▶ _GOAL_: Look through the material below. Copy each line that contains the string "this".

▶ _ROWS_:
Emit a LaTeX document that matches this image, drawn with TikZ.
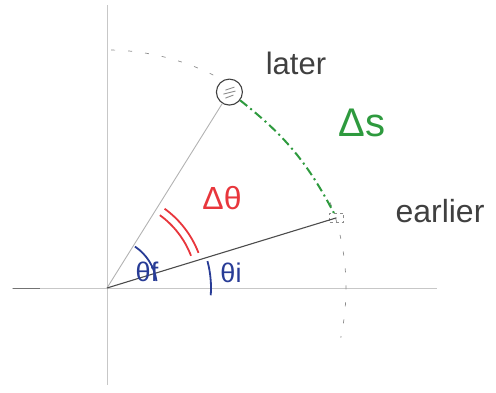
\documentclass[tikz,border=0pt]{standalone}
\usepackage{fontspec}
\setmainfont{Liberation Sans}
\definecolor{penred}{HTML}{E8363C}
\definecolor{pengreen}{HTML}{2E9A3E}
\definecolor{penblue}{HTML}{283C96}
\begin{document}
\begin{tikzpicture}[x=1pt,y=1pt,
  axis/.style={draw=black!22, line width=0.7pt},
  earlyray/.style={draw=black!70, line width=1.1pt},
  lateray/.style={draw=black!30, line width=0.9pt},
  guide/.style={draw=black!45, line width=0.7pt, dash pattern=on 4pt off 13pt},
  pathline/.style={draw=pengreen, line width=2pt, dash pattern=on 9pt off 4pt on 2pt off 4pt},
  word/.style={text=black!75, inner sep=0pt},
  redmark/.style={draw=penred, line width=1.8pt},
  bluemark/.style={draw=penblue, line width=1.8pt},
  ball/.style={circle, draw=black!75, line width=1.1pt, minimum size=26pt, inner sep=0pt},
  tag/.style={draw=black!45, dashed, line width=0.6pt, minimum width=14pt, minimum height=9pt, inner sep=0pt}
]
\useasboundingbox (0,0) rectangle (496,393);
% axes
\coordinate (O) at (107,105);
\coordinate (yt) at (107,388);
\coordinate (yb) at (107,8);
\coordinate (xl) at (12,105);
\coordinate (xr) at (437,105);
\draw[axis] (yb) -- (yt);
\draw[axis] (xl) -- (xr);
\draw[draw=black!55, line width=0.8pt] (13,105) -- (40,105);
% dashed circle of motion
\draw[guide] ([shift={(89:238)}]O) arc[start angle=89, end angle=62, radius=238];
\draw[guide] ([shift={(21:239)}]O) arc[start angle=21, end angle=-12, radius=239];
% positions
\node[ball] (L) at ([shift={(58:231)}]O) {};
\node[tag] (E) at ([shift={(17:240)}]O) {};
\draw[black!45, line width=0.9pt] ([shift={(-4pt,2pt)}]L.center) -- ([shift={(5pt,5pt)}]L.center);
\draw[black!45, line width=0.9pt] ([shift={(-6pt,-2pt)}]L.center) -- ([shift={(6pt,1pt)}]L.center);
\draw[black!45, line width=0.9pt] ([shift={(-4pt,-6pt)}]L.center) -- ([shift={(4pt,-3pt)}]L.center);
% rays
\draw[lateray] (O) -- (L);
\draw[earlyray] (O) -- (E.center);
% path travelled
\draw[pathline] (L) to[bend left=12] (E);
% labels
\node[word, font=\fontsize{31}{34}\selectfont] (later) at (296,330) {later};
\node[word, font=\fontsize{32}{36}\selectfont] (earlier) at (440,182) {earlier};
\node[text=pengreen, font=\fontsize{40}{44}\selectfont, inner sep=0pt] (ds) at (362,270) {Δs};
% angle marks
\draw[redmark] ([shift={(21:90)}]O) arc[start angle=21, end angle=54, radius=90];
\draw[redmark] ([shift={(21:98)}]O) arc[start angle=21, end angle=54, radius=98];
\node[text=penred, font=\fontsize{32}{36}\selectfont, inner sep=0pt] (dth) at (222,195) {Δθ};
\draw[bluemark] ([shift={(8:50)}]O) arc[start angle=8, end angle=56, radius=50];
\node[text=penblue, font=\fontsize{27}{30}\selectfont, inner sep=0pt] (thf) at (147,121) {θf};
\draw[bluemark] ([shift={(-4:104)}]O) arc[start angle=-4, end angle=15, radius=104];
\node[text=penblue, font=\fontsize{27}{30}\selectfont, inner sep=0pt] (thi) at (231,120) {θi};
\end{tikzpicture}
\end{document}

...

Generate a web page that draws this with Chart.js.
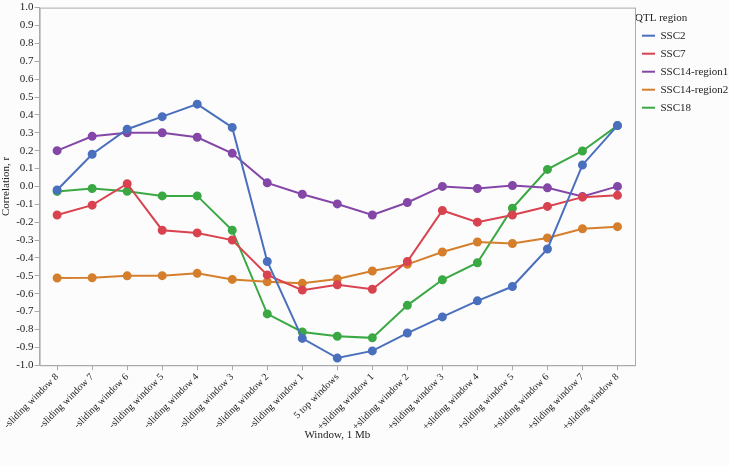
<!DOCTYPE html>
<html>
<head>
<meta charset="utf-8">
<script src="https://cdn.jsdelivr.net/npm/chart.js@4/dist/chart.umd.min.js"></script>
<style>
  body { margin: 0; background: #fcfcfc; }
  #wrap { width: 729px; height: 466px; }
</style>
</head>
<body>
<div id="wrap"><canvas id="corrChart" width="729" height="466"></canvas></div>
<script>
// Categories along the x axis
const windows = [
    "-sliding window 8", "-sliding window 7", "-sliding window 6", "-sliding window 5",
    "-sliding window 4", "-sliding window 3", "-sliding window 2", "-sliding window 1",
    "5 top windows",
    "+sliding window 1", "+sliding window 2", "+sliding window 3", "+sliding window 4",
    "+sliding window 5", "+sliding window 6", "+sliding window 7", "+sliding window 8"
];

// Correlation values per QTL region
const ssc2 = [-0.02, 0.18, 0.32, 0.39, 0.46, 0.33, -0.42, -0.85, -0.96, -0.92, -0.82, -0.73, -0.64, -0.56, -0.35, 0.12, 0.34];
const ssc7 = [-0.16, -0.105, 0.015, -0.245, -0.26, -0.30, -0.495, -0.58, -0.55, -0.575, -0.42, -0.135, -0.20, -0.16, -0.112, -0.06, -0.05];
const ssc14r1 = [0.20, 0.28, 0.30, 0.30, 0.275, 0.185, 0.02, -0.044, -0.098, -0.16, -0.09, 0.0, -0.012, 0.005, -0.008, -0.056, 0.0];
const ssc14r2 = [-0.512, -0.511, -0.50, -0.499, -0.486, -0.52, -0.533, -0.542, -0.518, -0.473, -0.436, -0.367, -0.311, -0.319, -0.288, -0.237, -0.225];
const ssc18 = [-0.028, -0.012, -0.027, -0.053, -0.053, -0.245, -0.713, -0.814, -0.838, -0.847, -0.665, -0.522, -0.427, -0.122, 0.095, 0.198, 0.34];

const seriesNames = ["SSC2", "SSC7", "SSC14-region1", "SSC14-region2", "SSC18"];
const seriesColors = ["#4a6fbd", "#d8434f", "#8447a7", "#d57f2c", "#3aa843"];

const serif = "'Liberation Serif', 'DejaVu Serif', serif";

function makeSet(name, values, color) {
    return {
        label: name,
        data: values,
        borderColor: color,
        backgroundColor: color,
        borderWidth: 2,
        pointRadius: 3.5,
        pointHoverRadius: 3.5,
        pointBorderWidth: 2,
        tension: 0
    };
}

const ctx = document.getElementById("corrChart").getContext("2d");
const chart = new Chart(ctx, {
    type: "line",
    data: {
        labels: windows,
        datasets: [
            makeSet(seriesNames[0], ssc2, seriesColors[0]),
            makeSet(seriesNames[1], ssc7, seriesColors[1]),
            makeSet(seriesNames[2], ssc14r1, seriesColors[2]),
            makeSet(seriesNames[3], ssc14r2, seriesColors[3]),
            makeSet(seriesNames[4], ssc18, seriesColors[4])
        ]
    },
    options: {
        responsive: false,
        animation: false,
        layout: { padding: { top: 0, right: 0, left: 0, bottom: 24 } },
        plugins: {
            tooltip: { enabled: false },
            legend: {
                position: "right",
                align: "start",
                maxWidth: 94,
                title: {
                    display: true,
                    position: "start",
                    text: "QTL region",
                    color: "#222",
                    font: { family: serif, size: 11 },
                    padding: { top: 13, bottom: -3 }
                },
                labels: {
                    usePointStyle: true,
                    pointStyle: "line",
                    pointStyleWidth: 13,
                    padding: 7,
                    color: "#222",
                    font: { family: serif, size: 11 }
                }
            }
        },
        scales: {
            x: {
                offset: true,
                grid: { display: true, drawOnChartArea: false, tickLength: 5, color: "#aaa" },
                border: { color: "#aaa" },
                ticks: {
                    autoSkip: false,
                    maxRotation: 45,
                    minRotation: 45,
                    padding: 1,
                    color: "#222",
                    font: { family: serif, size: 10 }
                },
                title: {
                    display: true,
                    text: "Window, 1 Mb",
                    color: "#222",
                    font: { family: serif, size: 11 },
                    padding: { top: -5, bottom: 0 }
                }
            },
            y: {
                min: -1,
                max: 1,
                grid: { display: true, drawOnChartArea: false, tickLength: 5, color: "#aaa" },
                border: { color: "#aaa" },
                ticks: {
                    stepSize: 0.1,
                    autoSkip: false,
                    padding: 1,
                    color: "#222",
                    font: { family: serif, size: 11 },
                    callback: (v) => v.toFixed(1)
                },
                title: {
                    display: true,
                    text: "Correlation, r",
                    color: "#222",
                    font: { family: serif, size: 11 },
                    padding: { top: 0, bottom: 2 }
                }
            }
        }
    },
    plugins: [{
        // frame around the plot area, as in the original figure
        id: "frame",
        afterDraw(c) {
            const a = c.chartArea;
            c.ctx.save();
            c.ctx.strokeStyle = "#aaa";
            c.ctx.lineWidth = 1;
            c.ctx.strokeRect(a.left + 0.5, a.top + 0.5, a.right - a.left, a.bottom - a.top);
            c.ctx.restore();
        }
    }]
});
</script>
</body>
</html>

▶ _OUTPUT_:
Emit a LaTeX document that matches this image, drawn with TikZ.
Generate a web page that draws this with Chart.js.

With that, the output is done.